Три плана связаны друг с другом не только прямыми эмоциональными скрепами, но и изящным параллелизмом. В двух внутренних, “житейских”, планах описывается трудная жизнь (в одном плане “долгая”, “вся”, в другом – один теперешний судорожный момент). На самой внешней рамке этому вторят авторские ламентации по поводу непомерности художественной задачи и зависти к другому роду искусства, что, кстати, является еще одной риторической фигурой из репертуара поэзии.
Само по себе обилие поэтических приемов не делает, конечно, этот отрывок стихотворением в строгом смысле. Как писали формалисты, в частности, один из учителей Гинзбург – Ю. Н. Тынянов, важна доминанта, главный конструктивный принцип текста. Каков же он?
Поэтичности фрагмента противостоит его крайняя абстрактность, формульность, установка на научность, воспринимающаяся, особенно в разговоре на душевные темы, как сухость и наукообразие. Текст пестрит беззастенчиво научной лексикой: адекватно, реакции, склеротически, некое психологическое событие, биография, тридцатилетней давности, трансформирует… Подобная терминология естественно мотивирована литературоведческим статусом книги в целом и ее автора. Но в контексте лирической темы и риторики отрывка эта терминология активизируется, воспринимаясь как свежий эффект вторжения в поэзию интеллектуально-прозаического начала. А это значит, что внепоэтический – “научный” – элемент находит себе место в поэтической структуре текста, причем вполне в духе известного историко-литературного принципа прозаизации поэзии.

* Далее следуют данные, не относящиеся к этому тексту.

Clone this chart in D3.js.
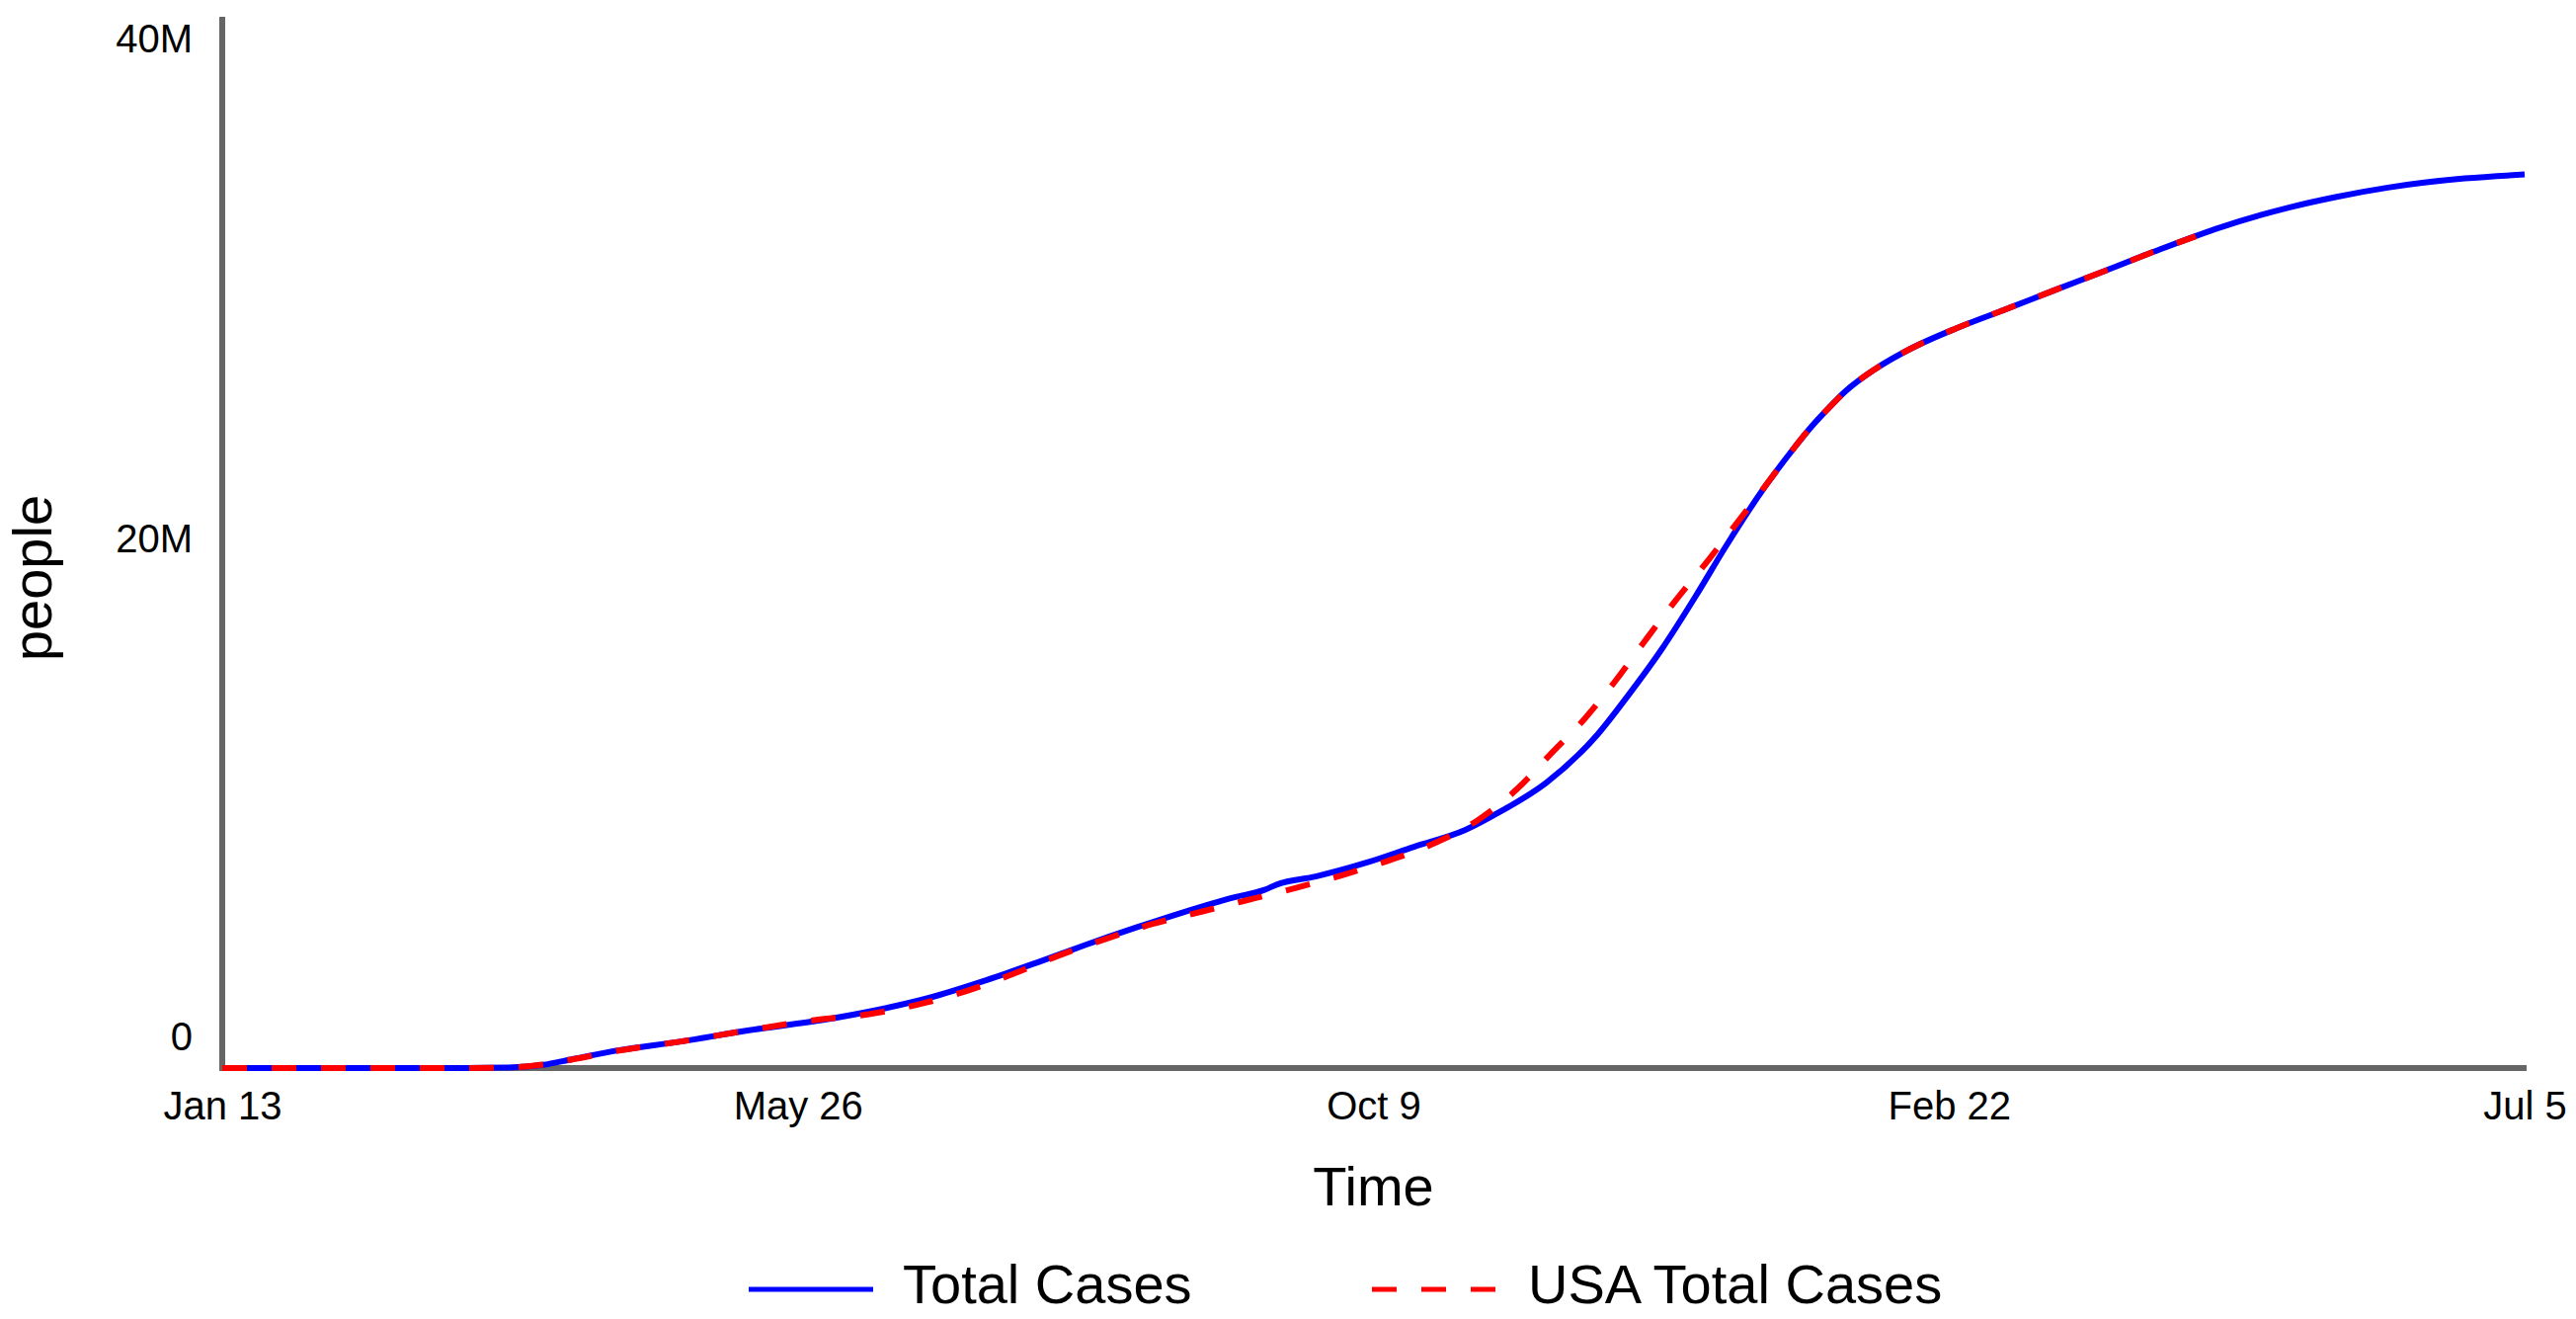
<!DOCTYPE html>
<html>
<head>
<meta charset="utf-8">
<script src="https://cdn.jsdelivr.net/npm/d3@7"></script>
<style>
    body { margin: 0; background: #fff; }
    text { font-family: "Liberation Sans", Arial, sans-serif; fill: #000; }
</style>
</head>
<body>
<div id="chart"></div>
<script>
// series, values in millions of people
var totalDates = ["2020-01-13","2020-03-10","2020-03-20","2020-03-28","2020-04-04","2020-04-15","2020-04-29",
    "2020-05-15","2020-06-02","2020-06-14","2020-06-26","2020-07-10","2020-07-22","2020-08-02","2020-08-14",
    "2020-08-25","2020-09-06","2020-09-13","2020-09-16","2020-09-25","2020-10-07","2020-10-18","2020-10-30",
    "2020-11-07","2020-11-18","2020-11-30","2020-12-07","2020-12-15","2020-12-23","2020-12-30","2021-01-07",
    "2021-01-15","2021-01-19","2021-01-23","2021-01-27","2021-02-03","2021-02-11","2021-02-22","2021-03-06",
    "2021-03-17","2021-03-29","2021-04-09","2021-04-25","2021-05-11","2021-05-22","2021-06-03","2021-06-21",
    "2021-07-05"];
var totalValues = [0, 0, 0.02, 0.12, 0.34, 0.68, 1.0,
    1.43, 1.84, 2.2, 2.65, 3.35, 4.03, 4.68, 5.35,
    5.93, 6.5, 6.78, 6.99, 7.29, 7.82, 8.42, 9.06,
    9.74, 10.86, 12.7, 14.15, 15.94, 17.97, 19.85, 21.85,
    23.6, 24.4, 25.1, 25.75, 26.6, 27.35, 28.15, 28.9,
    29.6, 30.35, 31.05, 32.0, 32.75, 33.15, 33.5, 33.85,
    34.0];

var usaDates = ["2020-01-13","2020-03-10","2020-03-20","2020-03-28","2020-04-04","2020-04-15","2020-04-29",
    "2020-05-15","2020-05-31","2020-06-12","2020-06-24","2020-07-05","2020-07-16","2020-07-27","2020-08-07",
    "2020-08-18","2020-08-29","2020-09-09","2020-09-20","2020-10-01","2020-10-12","2020-10-23","2020-11-02",
    "2020-11-11","2020-11-19","2020-11-27","2020-12-04","2020-12-11","2020-12-18","2020-12-26","2020-12-31",
    "2021-01-08","2021-01-15","2021-01-19","2021-01-23","2021-01-27","2021-02-03","2021-02-11","2021-02-22",
    "2021-03-06","2021-03-17","2021-03-29","2021-04-09","2021-04-19"];
var usaValues = [0, 0, 0.02, 0.13, 0.33, 0.67, 1.0,
    1.43, 1.83, 2.04, 2.42, 2.92, 3.57, 4.29, 4.92,
    5.49, 5.94, 6.39, 6.84, 7.33, 7.89, 8.57, 9.44,
    10.6, 11.95, 13.3, 14.7, 16.24, 17.74, 19.35, 20.4,
    22.1, 23.6, 24.4, 25.1, 25.75, 26.6, 27.35, 28.15,
    28.9, 29.6, 30.35, 31.05, 31.65];

var xTickLabels = ["Jan 13", "May 26", "Oct 9", "Feb 22", "Jul 5"];
var yTickValues = [0, 20, 40];
var yTickLabels = ["0", "20M", "40M"];
var seriesNames = ["Total Cases", "USA Total Cases"];
var seriesColors = ["#0000ff", "#ff0000"];

var width = 2608, height = 1335;
var plotLeft = 225, plotRight = 2556, plotTop = 17, plotBottom = 1081;

var parse = d3.timeParse("%Y-%m-%d");
var totalData = totalDates.map((d, i) => ({date: parse(d), value: totalValues[i]}));
var usaData = usaDates.map((d, i) => ({date: parse(d), value: usaValues[i]}));

var t0 = parse(totalDates[0]), t1 = parse(totalDates[totalDates.length - 1]);

var x = d3.scaleTime().domain([t0, t1]).range([plotLeft, plotRight]);
var y = d3.scaleLinear().domain([0, 40]).range([plotBottom, plotTop]);

var svg = d3.select("#chart").append("svg")
    .attr("width", width)
    .attr("height", height);

// x axis, ticks spread evenly over the time span
let xTicks = xTickLabels.map((l, i) => new Date(+t0 + i * (t1 - t0) / (xTickLabels.length - 1)));
let xAxis = svg.append("g")
    .attr("transform", `translate(0, ${plotBottom})`)
    .call(d3.axisBottom(x).tickValues(xTicks).tickSize(0).tickFormat((d, i) => xTickLabels[i]));
xAxis.select(".domain")
    .attr("d", `M${plotLeft - 3},0H${plotRight + 2}`)
    .attr("stroke", "#666")
    .attr("stroke-width", 6);
xAxis.selectAll("text")
    .attr("y", 52)
    .attr("dy", null)
    .attr("font-size", 40)
    .attr("fill", "#000");

// y axis, labels kept inside the axis extent
let yAxis = svg.append("g")
    .attr("transform", `translate(${plotLeft}, 0)`)
    .call(d3.axisLeft(y).tickValues(yTickValues).tickSize(0).tickFormat((d, i) => yTickLabels[i]));
yAxis.select(".domain")
    .attr("d", `M0,${plotTop}V${plotBottom + 3}`)
    .attr("stroke", "#666")
    .attr("stroke-width", 6);
yAxis.selectAll(".tick").attr("transform", null);
yAxis.selectAll("text")
    .attr("x", -30)
    .attr("dy", null)
    .attr("y", d => Math.min(Math.max(y(d) + 10, plotTop + 36), plotBottom - 18))
    .attr("font-size", 40)
    .attr("fill", "#000");

// axis titles
svg.append("text")
    .attr("x", (plotLeft + plotRight) / 2)
    .attr("y", 1220)
    .attr("text-anchor", "middle")
    .attr("font-size", 56)
    .text("Time");
svg.append("text")
    .attr("transform", "translate(52, 585) rotate(-90)")
    .attr("text-anchor", "middle")
    .attr("font-size", 56)
    .text("people");

// lines
let line = d3.line()
    .x(d => x(d.date))
    .y(d => y(d.value))
    .curve(d3.curveMonotoneX);

svg.append("path")
    .datum(totalData)
    .attr("fill", "none")
    .attr("stroke", seriesColors[0])
    .attr("stroke-width", 6)
    .attr("d", line);
svg.append("path")
    .datum(usaData)
    .attr("fill", "none")
    .attr("stroke", seriesColors[1])
    .attr("stroke-width", 6)
    .attr("stroke-dasharray", "25,25")
    .attr("d", line);

// legend
let legendX = [758, 1389];
let legend = svg.selectAll(".legend").data(seriesNames)
    .enter().append("g")
    .attr("class", "legend")
    .attr("transform", (d, i) => `translate(${legendX[i]}, 1305)`);
legend.append("line")
    .attr("x1", 0).attr("x2", 126)
    .attr("y1", 0).attr("y2", 0)
    .attr("stroke", (d, i) => seriesColors[i])
    .attr("stroke-width", 5)
    .attr("stroke-dasharray", (d, i) => i == 1 ? "25,25" : null);
legend.append("text")
    .attr("x", (d, i) => i == 1 ? 158 : 156)
    .attr("y", 14)
    .attr("font-size", 56)
    .text(d => d);
</script>
</body>
</html>
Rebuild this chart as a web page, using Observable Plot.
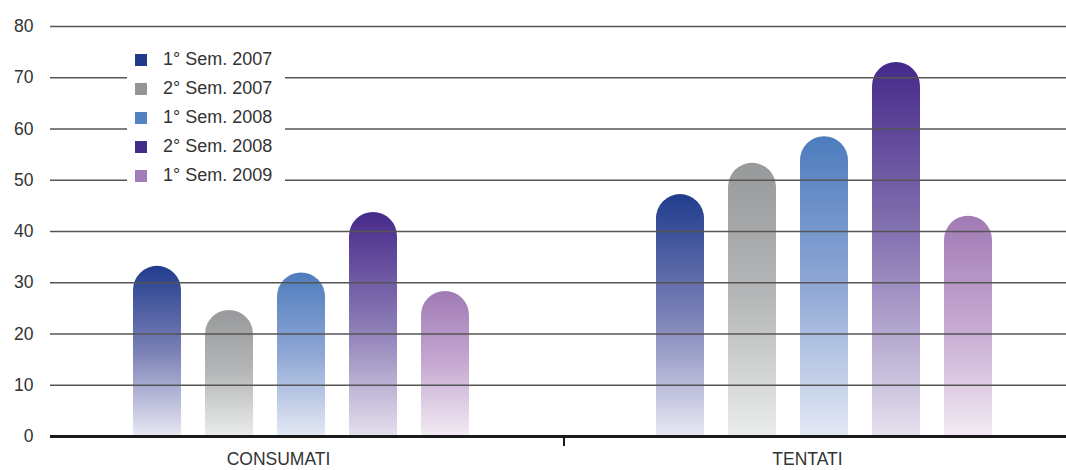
<!DOCTYPE html>
<html><head><meta charset="utf-8">
<script src="https://cdn.jsdelivr.net/npm/d3@7"></script>
<script src="https://cdn.jsdelivr.net/npm/@observablehq/plot@0.6"></script>
<style>
body{margin:0;background:#fff;font-family:"Liberation Sans",Arial,sans-serif;}
#wrap{position:relative;width:1066px;height:470px;}
#legend{position:absolute;left:127px;top:46px;width:158px;height:145px;background:#fff;}
.row{position:absolute;left:0;height:29px;width:158px;}
.sw{position:absolute;left:8px;top:8px;width:12px;height:12px;}
.lab{position:absolute;left:36px;top:3px;font-size:18px;line-height:21px;color:#333;white-space:nowrap;}
</style></head><body>
<div id="wrap"></div>
<script>
const groups = ["CONSUMATI", "TENTATI"];
const series = ["1° Sem. 2007", "2° Sem. 2007", "1° Sem. 2008", "2° Sem. 2008", "1° Sem. 2009"];
const consumati = [33.2, 24.6, 31.9, 43.7, 28.3];
const tentati = [47.2, 53.3, 58.5, 73, 43];
const yTicks = [0, 10, 20, 30, 40, 50, 60, 70, 80];
const legendColors = ["#1f3a8c", "#939598", "#5283c1", "#432b8a", "#a07cb8"];
const gradTop = ["#213c8e", "#98999b", "#4e7cbd", "#46298a", "#a07ab5"];
const gradMid = ["#7a80b6", "#b6b7b8", "#8fa7d5", "#8a7ab5", "#c6a9d2"];
const gradBot = ["#e8e8f4", "#ebecec", "#e4e9f5", "#e6e0ee", "#f2ebf3"];

const data = [];
groups.forEach((g, gi) => series.forEach((s, si) =>
  data.push({group: g, series: s, value: (gi === 0 ? consumati : tentati)[si]})));

const gradIds = series.map((s, i) => "grad" + i);
const groupShift = [-3, 12];
const labelShift = [-26, -5];

const chart = Plot.plot({
  width: 1066, height: 470,
  marginTop: 26, marginBottom: 34, marginLeft: 50, marginRight: 0,
  style: {fontFamily: '"Liberation Sans", Arial, sans-serif', fontSize: "17.5px", color: "#333", background: "white"},
  fx: {domain: groups, padding: 0, label: null, axis: null},
  x: {domain: series, axis: null, paddingInner: 0.34, paddingOuter: 1.15},
  y: {domain: [0, 80], ticks: yTicks, tickSize: 0, tickPadding: 17, label: null},
  color: {domain: series, range: gradIds.map(id => `url(#${id})`)},
  marks: [
    ...groups.map((g, gi) => Plot.barY(data.filter(d => d.group === g),
      {fx: "group", x: "series", y: "value", fill: "series", dx: groupShift[gi], className: "capbar"})),
    Plot.ruleY(yTicks.filter(t => t > 0), {stroke: "#555", strokeWidth: 1.3}),
    Plot.ruleY([0], {stroke: "#1a1a1a", strokeWidth: 3}),
    ...groups.map((g, gi) => Plot.text([g], {fx: d => d, text: d => d, frameAnchor: "bottom",
      lineAnchor: "top", dy: 16, dx: labelShift[gi], fill: "#333", fontSize: 17.5}))
  ]
});

const svg = d3.select(chart);
const defs = svg.insert("defs", ":first-child");
gradIds.forEach((id, i) => {
  const lg = defs.append("linearGradient").attr("id", id)
    .attr("x1", 0).attr("y1", 0).attr("x2", 0).attr("y2", 1);
  lg.append("stop").attr("offset", 0).attr("stop-color", gradTop[i]);
  lg.append("stop").attr("offset", 0.5).attr("stop-color", gradMid[i]);
  lg.append("stop").attr("offset", 1).attr("stop-color", gradBot[i]);
});

// round the bar tops
chart.querySelectorAll(".capbar rect").forEach(rect => {
  const x = +rect.getAttribute("x"), y = +rect.getAttribute("y");
  const w = +rect.getAttribute("width"), h = +rect.getAttribute("height");
  const r = Math.min(w / 2, h);
  const p = document.createElementNS("http://www.w3.org/2000/svg", "path");
  p.setAttribute("d", `M${x},${y + h}V${y + r}A${w / 2},${r} 0 0 1 ${x + w},${y + r}V${y + h}Z`);
  p.setAttribute("fill", rect.getAttribute("fill"));
  rect.parentNode.replaceChild(p, rect);
});

// divider tick between groups
const fx = chart.scale("fx");
const yS = chart.scale("y");
const bx = fx.apply(groups[1]) + 6;
svg.append("line").attr("x1", bx).attr("x2", bx)
  .attr("y1", yS.apply(0)).attr("y2", yS.apply(0) + 10)
  .attr("stroke", "#1a1a1a").attr("stroke-width", 2);

const wrap = document.getElementById("wrap");
wrap.appendChild(chart);

const legend = document.createElement("div");
legend.id = "legend";
series.forEach((s, i) => {
  const row = document.createElement("div");
  row.className = "row";
  row.style.top = (i * 29) + "px";
  row.innerHTML = `<div class="sw" style="background:${legendColors[i]}"></div><div class="lab">${s}</div>`;
  legend.appendChild(row);
});
wrap.appendChild(legend);
</script>
</body></html>
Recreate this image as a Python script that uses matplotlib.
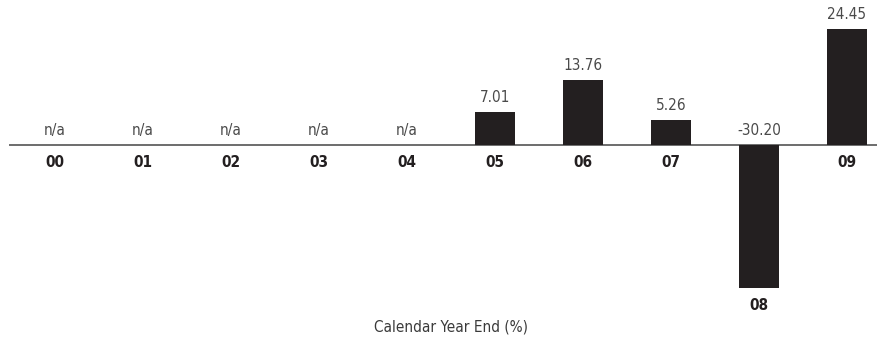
import matplotlib
matplotlib.use("Agg")
import matplotlib.pyplot as plt

years = ["00", "01", "02", "03", "04", "05", "06", "07", "08", "09"]
returns = [None, None, None, None, None, 7.01, 13.76, 5.26, -30.20, 24.45]
axis_title = "Calendar Year End (%)"

plt.rcParams["font.family"] = ["DejaVu Sans"]
plt.rcParams["font.stretch"] = "condensed"

fig = plt.figure(figsize=(8.78, 3.38), dpi=100)
ax = fig.add_axes([0, 0, 1, 1])

px_per_unit = 4.74
ax.set_xlim(-55 / 88, (878 - 55) / 88)
ax.set_ylim(-(338 - 145) / px_per_unit, 145 / px_per_unit)
ax.axis("off")

ax.axhline(0, xmin=10 / 878, xmax=1, color="#6d6d6d", lw=1.4, zorder=1)

label_kw = dict(textcoords="offset points", ha="center", fontsize=11, fontstretch="condensed")

for i, (yr, val) in enumerate(zip(years, returns)):
    if val is None:
        ax.annotate("n/a", (i, 0), xytext=(0, 5), va="bottom", color="#4a4a4a", **label_kw)
        ax.annotate(yr, (i, 0), xytext=(0, -7), va="top", fontweight="bold",
                    color="#231f20", **label_kw)
        continue
    ax.bar(i, val, width=40 / 88, color="#231f20", zorder=2)
    ax.annotate(f"{val:.2f}", (i, max(val, 0)), xytext=(0, 5), va="bottom",
                color="#4a4a4a", **label_kw)
    ax.annotate(yr, (i, min(val, 0)), xytext=(0, -7), va="top", fontweight="bold",
                color="#231f20", **label_kw)

fig.text(451 / 878, 1 - 327 / 338, axis_title, ha="center", va="center",
         fontsize=11, fontstretch="condensed", color="#3a3a3a")

fig.savefig("out.png", dpi=100)
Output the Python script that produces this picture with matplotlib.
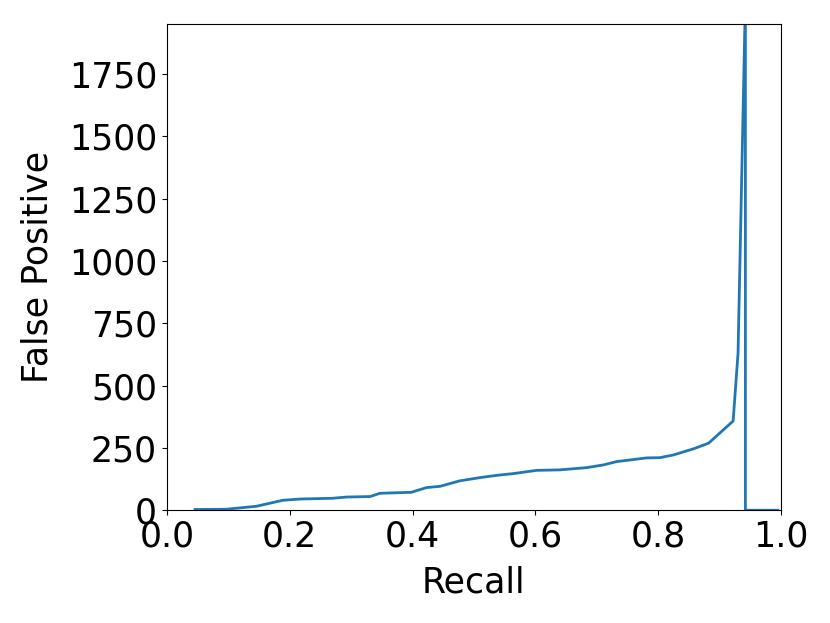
import numpy as np
import matplotlib
matplotlib.use('Agg')
import matplotlib.pyplot as plt

# valores
recall = [0.046, 0.097, 0.146, 0.189, 0.217, 0.270, 0.293, 0.331, 0.347, 0.398,
          0.423, 0.445, 0.477, 0.510, 0.537, 0.564, 0.602, 0.640, 0.684, 0.711,
          0.732, 0.781, 0.803, 0.825, 0.857, 0.882, 0.922, 0.930, 0.942, 0.942,
          0.995]
false_pos = [3, 4, 16, 40, 45, 48, 53, 55, 68, 72,
             91, 96, 118, 131, 140, 147, 160, 162, 171, 182,
             195, 210, 211, 222, 246, 269, 358, 630, 2050, 0,
             0]

plt.rcParams['font.size'] = 25

fig = plt.figure(figsize=(8.3, 6.23), dpi=100)
ax = fig.add_axes([0.201, 0.181, 0.740, 0.780])
ax.plot(recall, false_pos, color='#1f77b4', linewidth=2)
ax.set_xlim(0.0, 1.0)
ax.set_ylim(0, 1950)
ax.set_yticks([0, 250, 500, 750, 1000, 1250, 1500, 1750])
ax.set_xlabel('Recall', labelpad=8)
ax.set_ylabel('False Positive', labelpad=10)

fig.savefig('out.png', dpi=100)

Особенно интенсивным процесс прозаизации стал в ХХ в., выразившись, в частности, в двух разных, если не противоположных, установках: на концептуальную схематизацию текста (у футуристов и под.) и на “неумелое письмо” (в сказе и сходных явлениях, от Зощенко до Лимонова); у Хлебникова находим обе эти установки сразу. Гинзбург, конечно, ближе к первой из них (металитературному концептуализму), но у нее представлена и вторая – “плохо написанной биографии” подходят “неадекватная” проза, “сырость” и “недостаточная отжатость”.
Разумеется, все сказанное – не более, чем научное объяснение в любви, попытка зависти, приступ anxiety of influence (“страха влияния”? – Шишков, прости). Л. Я. Гинзбург не оставляет нам возможности метавозвыситься над ее текстом. В нем уже все есть – человек в поисках утраченного времени, персонаж в поисках автора, критик в поисках жанра. Единственное, на что можно претендовать, это на роль благодарного ценителя находок, не по-пикассовски прикинувшихся поисками.
… Л. Я. прочла первый вариант моего разбора, я успел учесть ее замечания, и в гроб сходя, она одобрила окончательный текст. Не знаю, благословила ли бы она остальные.